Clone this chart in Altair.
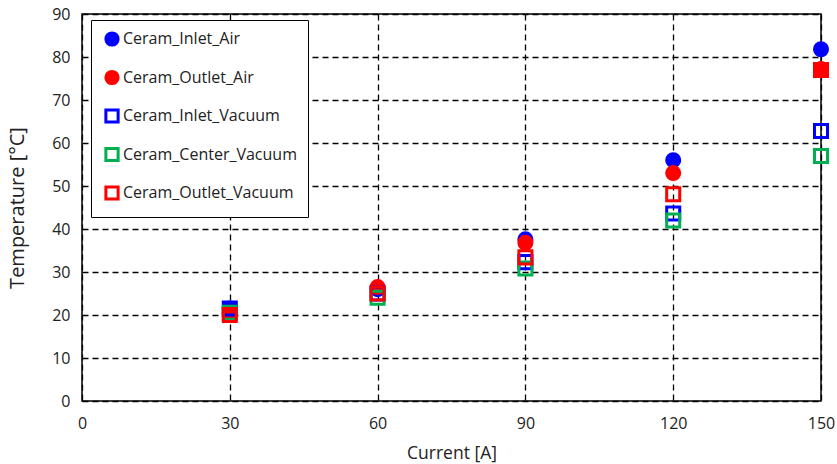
import altair as alt
import pandas as pd

currents = [30, 60, 90, 120, 150]
series_names = ["Ceram_Inlet_Air", "Ceram_Outlet_Air", "Ceram_Inlet_Vacuum",
                "Ceram_Center_Vacuum", "Ceram_Outlet_Vacuum"]
inlet_air = [21.5, 26.0, 37.6, 56.0, 81.8]
outlet_air = [20.5, 26.5, 36.8, 53.0, 77.2]
inlet_vacuum = [21.5, 25.0, 32.3, 43.6, 62.8]
center_vacuum = [20.5, 24.0, 30.8, 42.0, 57.0]
outlet_vacuum = [20.0, 25.0, 33.4, 48.1, 77.0]

colors = ["#0000FF", "#FF0000", "#0000FF", "#00B050", "#FF0000"]
fills = ["#0000FF", "#FF0000", "transparent", "transparent", "transparent"]
shapes = ["circle", "circle", "square", "square", "square"]

rows = []
for name, vals in zip(series_names, [inlet_air, outlet_air, inlet_vacuum, center_vacuum, outlet_vacuum]):
    for c, v in zip(currents, vals):
        rows.append({"series": name, "current": c, "temp": v, "order": series_names.index(name)})
df = pd.DataFrame(rows)

FONT = "Open Sans"

legend = alt.Legend(
    title=None, orient="none", legendX=9, legendY=6,
    strokeColor="black", fillColor="white", padding=11,
    labelFontSize=16, labelFont=FONT, labelColor="#222222", labelLimit=400,
    rowPadding=12.5, symbolSize=150, symbolStrokeWidth=3, labelOffset=3,
    symbolOffset=2,
)

sc = alt.Scale(domain=series_names, range=colors)
sf = alt.Scale(domain=series_names, range=fills)
ss = alt.Scale(domain=series_names, range=shapes)

chart = alt.Chart(df).mark_point(size=170, strokeWidth=3, opacity=1, filled=False).encode(
    x=alt.X("current:Q", title="Current [A]",
            scale=alt.Scale(domain=[0, 150], nice=False),
            axis=alt.Axis(values=[0, 30, 60, 90, 120, 150], grid=True, labelFlush=False)),
    y=alt.Y("temp:Q", title="Temperature [°C]",
            scale=alt.Scale(domain=[0, 90], nice=False),
            axis=alt.Axis(values=list(range(0, 91, 10)), grid=True, labelFlush=False,
                          titleFontSize=20)),
    color=alt.Color("series:N", scale=sc, legend=legend, sort=series_names),
    fill=alt.Fill("series:N", scale=sf, legend=legend, sort=series_names),
    shape=alt.Shape("series:N", scale=ss, legend=legend, sort=series_names),
    order=alt.Order("order:Q"),
).properties(
    width=739, height=387,
    autosize=alt.AutoSizeParams(type="none"),
    padding={"left": 82, "top": 14, "right": 16, "bottom": 63},
).configure_view(
    stroke="black", strokeWidth=1.5
).configure_axis(
    gridColor="black", gridDash=[6, 4], gridWidth=1.3, gridOpacity=1,
    domain=False, ticks=False,
    labelFont=FONT, labelFontSize=16, labelColor="#222222",
    titleFont=FONT, titleFontSize=17.5, titleColor="#222222", titleFontWeight="normal",
).configure_axisX(labelPadding=14, titlePadding=13).configure_axisY(labelPadding=12, titlePadding=24)

chart.save("out.html", embed_options={"renderer": "svg", "actions": False})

^^^^^^^^^^^^^^^^

TASK DESCRIPTION: Locate all lines in the listing above with the word "chart" and copy them.

COMPLETE OUTPUT:
Clone this chart in Altair.
chart = alt.Chart(df).mark_point(size=170, strokeWidth=3, opacity=1, filled=False).encode(
chart.save("out.html", embed_options={"renderer": "svg", "actions": False})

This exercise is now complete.